**What you will do**
Exactly the lines from the start of the data below through the line that contains "const axisTickText = ['0.0', '0.5', '1.0', '1.5'];" are to be copied, with pictures left out.
....................
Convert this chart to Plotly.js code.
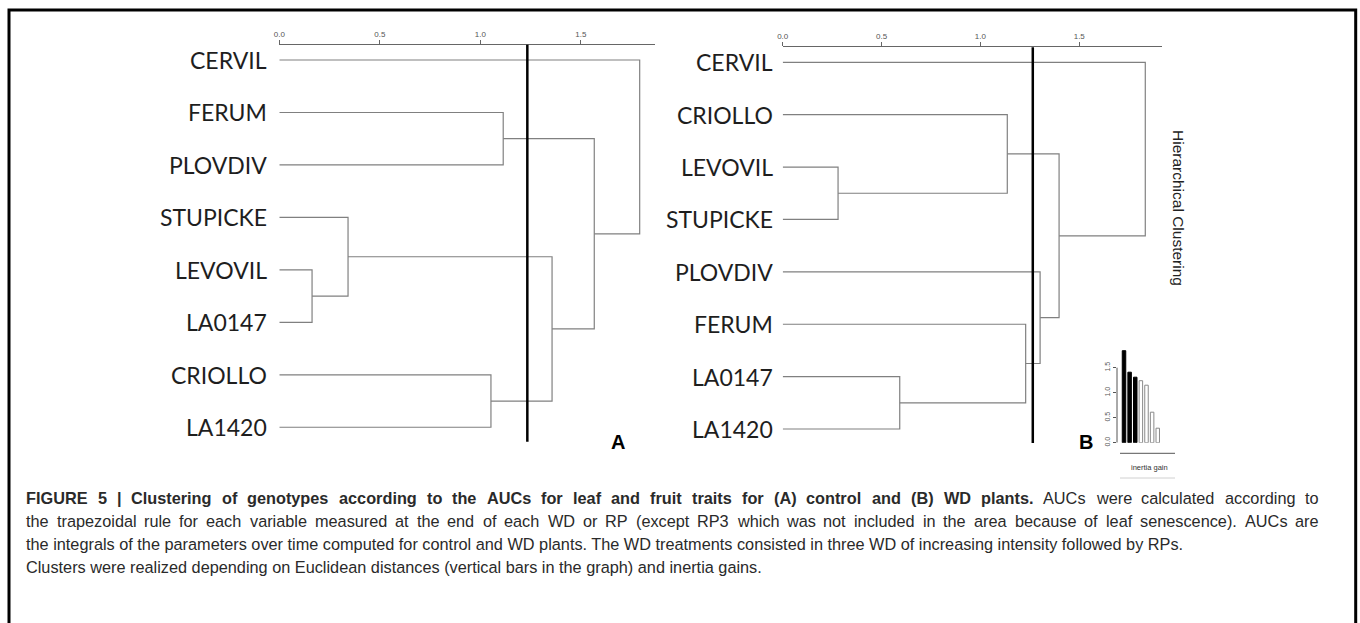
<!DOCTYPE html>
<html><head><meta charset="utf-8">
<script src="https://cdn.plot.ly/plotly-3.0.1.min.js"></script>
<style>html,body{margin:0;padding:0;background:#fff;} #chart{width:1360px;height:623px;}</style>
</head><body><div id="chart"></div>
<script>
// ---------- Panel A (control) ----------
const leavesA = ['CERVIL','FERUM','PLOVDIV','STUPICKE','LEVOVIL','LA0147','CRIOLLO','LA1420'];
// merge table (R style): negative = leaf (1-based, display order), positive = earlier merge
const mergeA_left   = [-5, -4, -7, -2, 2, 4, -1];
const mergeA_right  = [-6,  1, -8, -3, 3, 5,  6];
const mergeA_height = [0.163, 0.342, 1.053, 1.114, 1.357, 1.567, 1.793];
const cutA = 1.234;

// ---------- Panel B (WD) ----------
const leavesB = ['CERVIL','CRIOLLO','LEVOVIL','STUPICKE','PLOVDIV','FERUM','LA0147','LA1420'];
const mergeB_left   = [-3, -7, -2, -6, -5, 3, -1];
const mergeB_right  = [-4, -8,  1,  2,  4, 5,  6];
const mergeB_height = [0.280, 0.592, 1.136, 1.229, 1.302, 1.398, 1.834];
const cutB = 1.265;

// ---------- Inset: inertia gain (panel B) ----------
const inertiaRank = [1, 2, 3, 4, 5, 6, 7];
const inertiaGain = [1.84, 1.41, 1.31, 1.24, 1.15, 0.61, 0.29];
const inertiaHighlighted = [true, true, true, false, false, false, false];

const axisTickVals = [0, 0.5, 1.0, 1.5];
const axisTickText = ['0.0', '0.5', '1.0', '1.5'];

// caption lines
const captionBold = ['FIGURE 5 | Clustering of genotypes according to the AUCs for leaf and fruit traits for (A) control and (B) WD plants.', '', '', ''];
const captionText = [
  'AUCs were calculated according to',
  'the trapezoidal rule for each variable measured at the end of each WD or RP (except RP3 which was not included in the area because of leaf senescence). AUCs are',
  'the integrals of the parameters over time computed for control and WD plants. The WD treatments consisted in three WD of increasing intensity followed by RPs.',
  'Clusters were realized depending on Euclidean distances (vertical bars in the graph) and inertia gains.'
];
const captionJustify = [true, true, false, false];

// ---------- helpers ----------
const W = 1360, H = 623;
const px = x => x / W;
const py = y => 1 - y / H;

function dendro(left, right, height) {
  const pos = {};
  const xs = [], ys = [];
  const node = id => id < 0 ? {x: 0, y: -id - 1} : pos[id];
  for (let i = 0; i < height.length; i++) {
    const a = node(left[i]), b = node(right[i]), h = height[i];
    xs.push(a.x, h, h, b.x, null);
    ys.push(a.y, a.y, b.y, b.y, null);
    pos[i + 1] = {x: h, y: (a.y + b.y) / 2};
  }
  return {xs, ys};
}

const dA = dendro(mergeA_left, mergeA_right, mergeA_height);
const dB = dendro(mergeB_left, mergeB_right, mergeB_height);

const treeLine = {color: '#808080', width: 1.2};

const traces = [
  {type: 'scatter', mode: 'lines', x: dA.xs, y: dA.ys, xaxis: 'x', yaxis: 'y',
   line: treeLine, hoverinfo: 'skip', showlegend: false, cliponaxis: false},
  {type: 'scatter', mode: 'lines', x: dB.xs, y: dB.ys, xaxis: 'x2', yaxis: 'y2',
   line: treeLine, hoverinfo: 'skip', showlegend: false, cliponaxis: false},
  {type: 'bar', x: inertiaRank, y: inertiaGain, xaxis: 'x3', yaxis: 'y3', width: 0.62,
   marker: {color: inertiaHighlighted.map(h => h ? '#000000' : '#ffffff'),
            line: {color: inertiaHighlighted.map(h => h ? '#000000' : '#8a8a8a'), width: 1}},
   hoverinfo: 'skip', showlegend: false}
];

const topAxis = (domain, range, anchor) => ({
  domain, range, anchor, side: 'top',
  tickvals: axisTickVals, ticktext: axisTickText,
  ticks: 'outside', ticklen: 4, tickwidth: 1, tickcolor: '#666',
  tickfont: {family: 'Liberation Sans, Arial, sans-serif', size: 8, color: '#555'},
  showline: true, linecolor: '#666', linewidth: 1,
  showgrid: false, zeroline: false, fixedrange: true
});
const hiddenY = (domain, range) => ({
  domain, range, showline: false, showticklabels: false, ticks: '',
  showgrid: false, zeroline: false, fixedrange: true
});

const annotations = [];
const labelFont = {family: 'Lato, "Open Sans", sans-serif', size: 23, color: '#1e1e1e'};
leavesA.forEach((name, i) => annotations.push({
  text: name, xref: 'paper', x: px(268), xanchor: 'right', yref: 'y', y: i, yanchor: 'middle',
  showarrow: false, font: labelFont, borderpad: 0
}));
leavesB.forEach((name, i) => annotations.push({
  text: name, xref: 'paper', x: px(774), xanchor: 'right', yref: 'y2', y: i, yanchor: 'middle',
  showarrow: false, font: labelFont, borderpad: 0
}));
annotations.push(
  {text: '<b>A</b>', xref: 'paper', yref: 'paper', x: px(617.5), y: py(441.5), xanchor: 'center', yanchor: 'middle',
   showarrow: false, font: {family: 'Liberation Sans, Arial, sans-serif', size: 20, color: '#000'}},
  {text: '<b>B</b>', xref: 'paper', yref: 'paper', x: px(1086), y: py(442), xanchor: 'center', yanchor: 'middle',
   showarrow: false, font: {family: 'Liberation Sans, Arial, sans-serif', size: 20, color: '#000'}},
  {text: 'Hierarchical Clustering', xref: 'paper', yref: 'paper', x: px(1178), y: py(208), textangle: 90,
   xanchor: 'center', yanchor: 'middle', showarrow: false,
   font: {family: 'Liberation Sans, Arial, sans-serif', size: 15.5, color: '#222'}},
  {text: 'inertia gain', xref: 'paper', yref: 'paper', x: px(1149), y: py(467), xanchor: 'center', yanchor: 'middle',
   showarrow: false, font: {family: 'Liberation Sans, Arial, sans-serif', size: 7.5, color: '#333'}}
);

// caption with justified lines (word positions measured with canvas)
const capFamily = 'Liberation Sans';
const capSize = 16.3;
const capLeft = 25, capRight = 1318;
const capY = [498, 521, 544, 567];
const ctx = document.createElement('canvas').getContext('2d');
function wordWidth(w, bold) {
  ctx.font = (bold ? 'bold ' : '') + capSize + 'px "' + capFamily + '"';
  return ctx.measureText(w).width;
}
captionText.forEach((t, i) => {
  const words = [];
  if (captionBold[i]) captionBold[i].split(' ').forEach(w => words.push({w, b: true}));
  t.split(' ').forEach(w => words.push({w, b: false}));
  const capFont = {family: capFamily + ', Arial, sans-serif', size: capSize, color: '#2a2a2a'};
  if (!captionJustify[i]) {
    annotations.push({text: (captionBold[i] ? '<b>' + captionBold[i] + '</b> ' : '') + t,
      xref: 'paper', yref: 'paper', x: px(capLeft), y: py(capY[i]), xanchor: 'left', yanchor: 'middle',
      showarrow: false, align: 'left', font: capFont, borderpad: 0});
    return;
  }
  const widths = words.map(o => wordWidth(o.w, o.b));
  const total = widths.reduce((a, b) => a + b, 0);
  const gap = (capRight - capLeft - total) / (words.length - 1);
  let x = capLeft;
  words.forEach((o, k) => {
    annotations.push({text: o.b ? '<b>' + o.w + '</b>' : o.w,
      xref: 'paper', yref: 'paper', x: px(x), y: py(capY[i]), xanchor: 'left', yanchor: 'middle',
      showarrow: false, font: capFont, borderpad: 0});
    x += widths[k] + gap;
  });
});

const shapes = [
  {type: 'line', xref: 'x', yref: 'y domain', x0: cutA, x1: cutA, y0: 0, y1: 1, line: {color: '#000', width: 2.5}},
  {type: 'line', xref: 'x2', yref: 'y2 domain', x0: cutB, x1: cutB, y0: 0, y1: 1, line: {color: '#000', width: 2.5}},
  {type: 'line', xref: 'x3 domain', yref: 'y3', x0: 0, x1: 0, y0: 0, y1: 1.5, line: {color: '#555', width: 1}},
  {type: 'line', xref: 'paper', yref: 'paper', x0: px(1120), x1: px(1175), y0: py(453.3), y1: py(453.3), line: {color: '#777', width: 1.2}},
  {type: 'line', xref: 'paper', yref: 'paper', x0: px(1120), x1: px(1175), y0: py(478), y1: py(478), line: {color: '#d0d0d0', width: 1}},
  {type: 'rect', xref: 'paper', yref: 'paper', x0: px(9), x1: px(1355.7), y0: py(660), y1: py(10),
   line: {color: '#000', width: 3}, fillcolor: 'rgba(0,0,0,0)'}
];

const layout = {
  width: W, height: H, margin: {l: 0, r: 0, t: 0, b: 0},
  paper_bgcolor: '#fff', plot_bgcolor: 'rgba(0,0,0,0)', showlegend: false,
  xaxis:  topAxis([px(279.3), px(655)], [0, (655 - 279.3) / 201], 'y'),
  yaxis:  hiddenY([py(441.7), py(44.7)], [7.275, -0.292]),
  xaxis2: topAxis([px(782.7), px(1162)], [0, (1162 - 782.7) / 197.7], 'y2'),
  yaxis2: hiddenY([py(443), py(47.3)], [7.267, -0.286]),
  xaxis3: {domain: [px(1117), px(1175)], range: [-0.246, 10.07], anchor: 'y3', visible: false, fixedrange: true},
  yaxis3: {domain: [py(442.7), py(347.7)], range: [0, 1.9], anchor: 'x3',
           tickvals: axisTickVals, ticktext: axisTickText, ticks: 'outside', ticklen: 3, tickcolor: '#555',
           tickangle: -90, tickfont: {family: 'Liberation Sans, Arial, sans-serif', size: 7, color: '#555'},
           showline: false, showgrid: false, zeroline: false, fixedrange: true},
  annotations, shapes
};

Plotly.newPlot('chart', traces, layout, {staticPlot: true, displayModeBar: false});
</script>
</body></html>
....................
**Exercise solution**
Convert this chart to Plotly.js code.
<!DOCTYPE html>
<html><head><meta charset="utf-8">
<script src="https://cdn.plot.ly/plotly-3.0.1.min.js"></script>
<style>html,body{margin:0;padding:0;background:#fff;} #chart{width:1360px;height:623px;}</style>
</head><body><div id="chart"></div>
<script>
// ---------- Panel A (control) ----------
const leavesA = ['CERVIL','FERUM','PLOVDIV','STUPICKE','LEVOVIL','LA0147','CRIOLLO','LA1420'];
// merge table (R style): negative = leaf (1-based, display order), positive = earlier merge
const mergeA_left   = [-5, -4, -7, -2, 2, 4, -1];
const mergeA_right  = [-6,  1, -8, -3, 3, 5,  6];
const mergeA_height = [0.163, 0.342, 1.053, 1.114, 1.357, 1.567, 1.793];
const cutA = 1.234;

// ---------- Panel B (WD) ----------
const leavesB = ['CERVIL','CRIOLLO','LEVOVIL','STUPICKE','PLOVDIV','FERUM','LA0147','LA1420'];
const mergeB_left   = [-3, -7, -2, -6, -5, 3, -1];
const mergeB_right  = [-4, -8,  1,  2,  4, 5,  6];
const mergeB_height = [0.280, 0.592, 1.136, 1.229, 1.302, 1.398, 1.834];
const cutB = 1.265;

// ---------- Inset: inertia gain (panel B) ----------
const inertiaRank = [1, 2, 3, 4, 5, 6, 7];
const inertiaGain = [1.84, 1.41, 1.31, 1.24, 1.15, 0.61, 0.29];
const inertiaHighlighted = [true, true, true, false, false, false, false];

const axisTickVals = [0, 0.5, 1.0, 1.5];
const axisTickText = ['0.0', '0.5', '1.0', '1.5'];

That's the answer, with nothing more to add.